Prior to coffee, tea and cinchona had been tried out as subsidiary crops cultivating them along with the country’s traditional spices which attracted the Moors to come over and start a profitable trade.
December 1839 has been accepted as the month when tea was brought to the country for the first time. Fifteen years earlier, pioneer planter George Bird had opened the first coffee plantation at Sinhapitiya near Gampola. In 1842, tea plants had been brought from Assam and planted at the Oliphant Estate at Nuwara Eliya. While various trials had been conducted at several estates it was not until 1875 that tea was established as a commercially viable crop. That was when James Taylor came on the scene.
Having signed a contract with the London agents for Loolecondera estate at Hewaheta 1851as assistant manager for three years for a salary of 100 pounds a year, young Taylor had come to Ceylon in October by ship. The estate was then planting coffee.
As coffee declined the estate proprietors, G.D.B. Harrison and W.M. Leake wanted Taylor to work on planting tea. Taylor collected tea seeds from the Peradeniya Botanical Gardens and planted them by the roadside.
Meanwhile, on a request made by Leake who was the secretary of the Planters’ Association, the government sent an experienced coffee planter, Arthur Moore to India to report on the tea districts at Assam. Encouraged by what was reported, a consignment of Assam hybrid tea seeds was got down in 1866. Taylor cleared a block of 20 acres in 1867 and planted tea.
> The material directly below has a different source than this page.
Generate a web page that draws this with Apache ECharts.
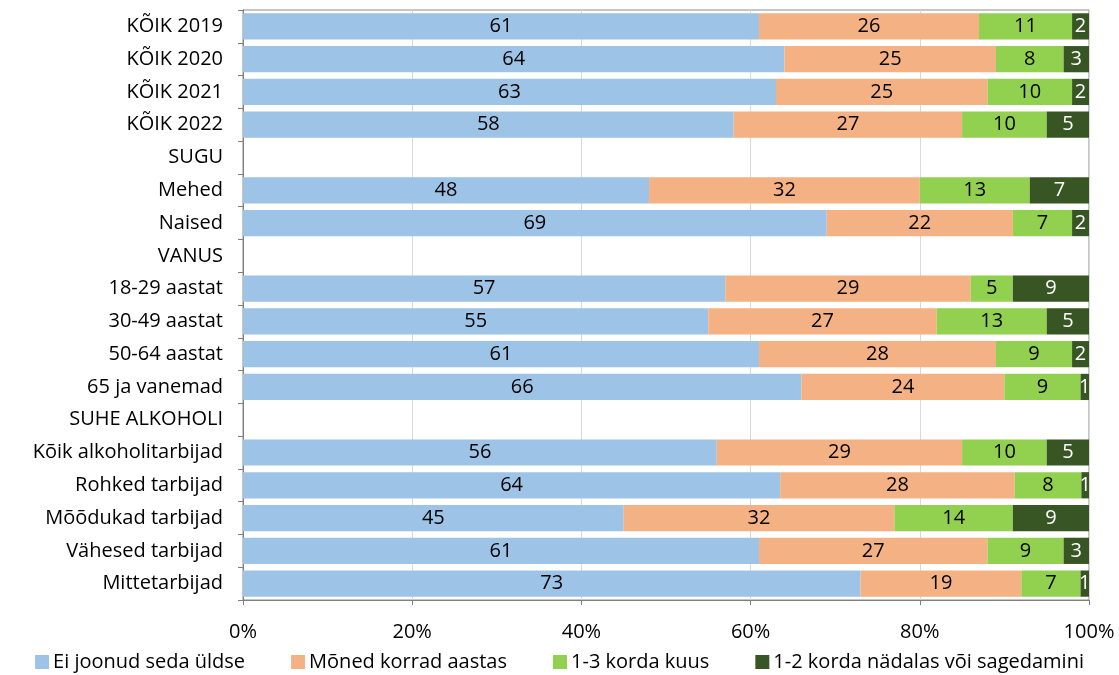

This became the first commercial plot of tea planted with the first imported seeds.
The first lot of manufactured tea from Loolecondera was marked in Kandy in 1871. It fetched 3 shillings 6 pence. Taylor was sent to India to study tea manufacture and soon he was able to produce tea equal to those produced in Assam.
“Loolecondera by 1888 had become a showpiece with its visual impact and Taylor was able to unfold all future tea planters the potential available on tea. Many are the complements paid to him. The most interesting factor regarding the ‘original tea plot’ planted in 1867 was that the first dose of fertiliser in the form of caster cake was only administered in 1885, but production figures indicated that the bushes were growing vigorously and the yields had been maintained at around 475 pounds of made tea per acre,” Maxell F writes.
Taylor never went back home and spent even his first holiday in Darjeeling. There too he was quite happy to study tea manufacture.
He spent his time in the estate where he first came to work and breathed his last there when he was 57 years old. His tombstone at Mahaiyawa cemetery in Kandy carries the inscription:
“In pious memory of James Taylor, Loolecondera estate Ceylon, the pioneer of the tea and cinchona enterprises, who died on May 2nd 1892, at the age of 57 years.”